Il faut malheureusement le dire, après une telle attente les déceptions sont nombreuses, fortes et variées. La première est bien entendu le forfait de Ludovic Tézier, atteint par la grippe au début des répétitions. On a donc appelé en renfort Iain Paterson, déjà Wotan en 2020, qui déçoit dans ce rôle immense et que l’on ne sent pas loin de ses limites en fin de représentation. Il n’y a par ailleurs pas de vraie faiblesse dans le reste de la distribution mais les degrés de satisfaction sont divers. Les plus convaincants ont semblé, au moins en ce soir de première, l’extraordinaire Mime de Gerhard Siegel qui a tout : la voix, la projection, le texte et un jeu d’acteur qui crève la scène. Autre régal vocal le Fasolt de Kwangchul Youn à la voix somptueuse et au chant raffiné, même si la présence scénique est moins impressionnante. La Fricka d’Eve‑Maud Hubeaux fait elle aussi sensation. L’Alberich de Brian Mulligan ne fait pas peur, le Loge de Simon O’Neill tourne un peu à vide comme le Fafner de Mika Kares, curieusement habillé en cow‑boy, et aucun ne convainc complètement. La Freia d’Eliza Boom, le Froh de Matthew Cairns et le Donner de Florent Mbia sont très en forme. L’apparition d’Erda à la fin de l’œuvre est un moment suspendu, tant la contralto québécoise Marie‑Nicole Lemieux met le feu à la scène. Et le texte redevient parfaitement audible. Admirable !

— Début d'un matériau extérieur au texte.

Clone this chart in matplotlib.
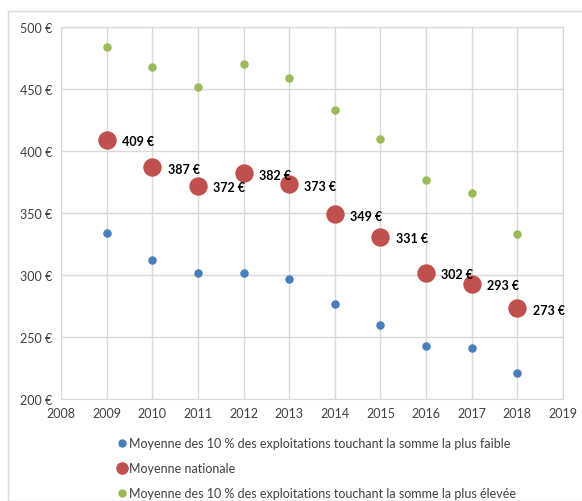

Autre déception la direction de Pablo Heras-Casado, efficace mais qui semble un peu rectiligne, même sans baguette, et surtout sans tension et qui ne parvient pas à fédérer les musiciens. En témoignent notamment ces cuivres qui déraillent à plusieurs reprises dans des moments stratégiques. La rumeur fait du chef espagnol le prochain directeur musical de l’Opéra de Paris. En sortant de cette représentation, comment ne pas penser aux sortilèges qu’obtenait Gustavo Dudamel avec ces mêmes musiciens lors de son court passage dans la maison ?
Quant à la mise en scène, faite de bric et broc, elle mélange drôle (les Filles du Rhin sortant du fleuve en combinaisons de plongée bleues, genre James Bond girls), glauque (Freia se tartinant le visage de mazout en fin de représentation pendant qu’on projette l’image d’une tête de bébé avec électrodes...) et concessions à l’époque (décors évoquant un centre de données dans lequel les hommes connectés sont trafiqués). L’anneau en or qui passe de cou à cou sert aussi à étrangler. Et le Walhalla, gris bien entendu, ressemble plus au rangement d’une réserve de grand magasin qu’à une peinture de Caspar Friedrich. Les courtes séquences vidéo apportent de la confusion à un récit déjà complexe. Cela fume au début comme à la fin du spectacle – est‑ce un clin d’œil à Patrice Chéreau ? Mais question direction d’acteurs, lisibilité de l’action et tension, on repassera...
Au total, ce Prologue est une vraie déception musicale comme scénique. Espérons donc que les représentations suivantes et épisodes ultérieurs seront plus réussis.